I love, love, love that my old barn came with a concrete floor. UNfortunately, I have had a 35yo horse die in his stall and I was positive that I had cleaned up everything with bleach afterwards.
Mats are mandatory on a concrete floor. Mine tend to shift, but they make mats that fit together like simple puzzle pieces in 10 x 10 and 12 x 12 and others, and they do not shift.
Dirt floors are fine, but as a gardener I can assure you that you will need to remove and replace the dirt every year, or else you will be creating excellent compost and be growing mushrooms in your stalls in the wet areas. So, that is possible, too. We all have clay that can be dug up and moved to replace it. Dirt also compresses (from my gardener's knowledge) and becomes harder the more constant weight it receives.
WhatEVER flooring you decide to use, please be careful WHERE you build your barn. I live where there are 150yo farms. You can tell which ones are old. *They have the houses on top of the hills...where it never floods.*
It is more expensive, but build as much of your barn with wood as is possible. Metal bakes you in the summer and freezes you in the winter, and you will end up lining your stalls with plywood to counteract it. I have vinyl siding on a (I think) 70yo wooden barn. When the ice freezes outside, my horse's water in the rubber buckets does not, and this is when the doors are windows are open for good ventilation. Of course, there are 375 bales of hay and straw in the loft, so there is some insultaion. =b


----------



## beau159 (Oct 4, 2010)

Corporal said:


> beau you opened up a can of worms. You KNOW that we have divergent opinions here.


:confused_color: A can of worms on stall flooring? I honestly had no clue. 



Corporal said:


> WhatEVER flooring you decide to use, please be careful WHERE you build your barn.


Yup, we will be consulting with professionals to make sure we have the right base, location, water flow (when it rains), etc etc. 




Corporal said:


> Dirt floors are fine, but as a gardener I can assure you that you will need to remove and replace the dirt every year, or else you will be creating excellent compost and be growing mushrooms in your stalls in the wet areas. So, that is possible, too. We all have clay that can be dug up and moved to replace it. Dirt also compresses (from my gardener's knowledge) and becomes harder the more constant weight it receives.


Both points make sense, which is why I am leaning towards concrete at this point. Makes more sense for the long-term end of things, and I do plan for this to be a forever home for us. However, of course, concrete can settle and crack, and whatnot. It would be wonderful if we can slope them and put a drain in the center or on one side. Would be super easy if we need to hose it off and clean them. 



Corporal said:


> It is more expensive, but build as much of your barn with wood as is possible. Metal bakes you in the summer and freezes you in the winter, and you will end up lining your stalls with plywood to counteract it.


I hadn't really decided between wood or metal (would wait and see what costs were one way or the other) but this is a good point to consider.
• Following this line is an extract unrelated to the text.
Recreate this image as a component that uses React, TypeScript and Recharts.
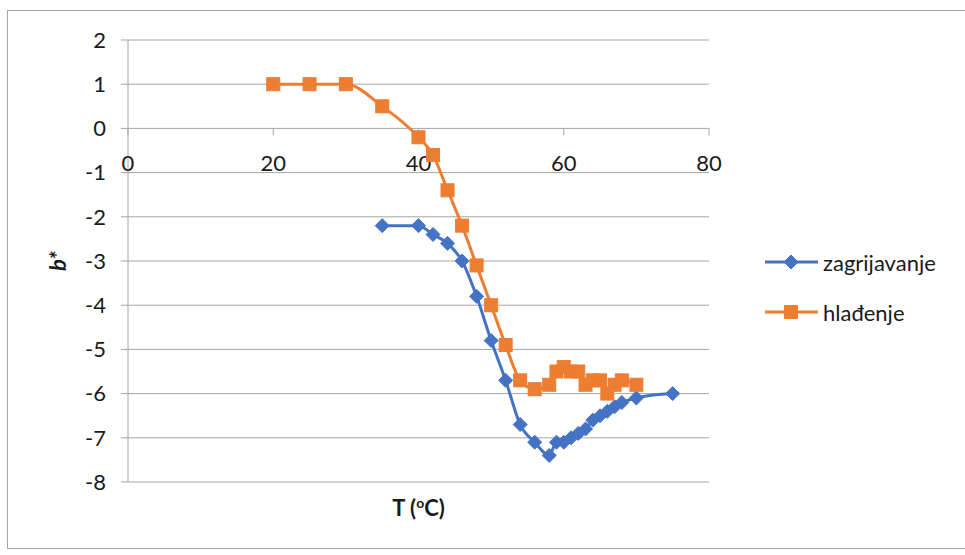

I would line the stalls with something, regardless of what we built it out of. 

I don't think I will insulate the barn ... I don't think. I want to insulate and climate-regulate my tack room so I can keep things in there all year round without worry of it freezing or getting too hot, or the humidity getting out of control. I want to have a wash rack with hot and cold water; I suspect that will have to go next to the tack room so the water heater we end up with can be inside the climate-controlled tack room.

Someday I want to have a heated indoor arena. Doesn't have to be big or fancy, but just enough so I can work a horse good in the winter without freezing my toes and fingers off. I know I probably won't have the funds for that right away, but I'll leave space for it and design it ahead of time with the barn so it all "flows". Right now, my design plan makes the most sense if I have a long side of the indoor arena be shared with the barn, so that will help keep the barn "warmer" in the winter. 

Fortunately, hubby is a project manager for a home building company, so he's got all sorts of connections when it comes to construction. This is a _forever home_ so things are going to be done right!


----------



## Horseychick87 (Feb 5, 2014)

Hmm, I'm in FL and we have a high rate of water seeping up when it rains too much, I'm not sure about ND.

My favorite is a base of gravel about 4-6 inches deep with stone dust (another four inches or so of limestone or bluestone.) compacted over that then mats. This allows me to build up the stalls a bit so that if water does come into the stable it likely won't reach the horses feet. It also allows moisture to seep down and 'filter' a bit if some moisture gets under the mats.

I'm guessing that frost heave is an issue where you're at so that I would think would affect your options for bases wouldn't it?


----------



## Chevaux (Jun 27, 2012)

When we built our new barn a few years ago now (how times flies), we went with dirt floor (clay based topped with layer of road type gravel) and put mats on top for the following reasons:

1. While I like the basic idea of concrete for a floor, it is frightfully expensive (at least where I am) to put in and its hard as rock (wonder why).

2. I didn't want to use wood planks for flooring because I figured that even treated those would eventually rot out and have to be replaced making an additional cost and, most importantly, more work for us.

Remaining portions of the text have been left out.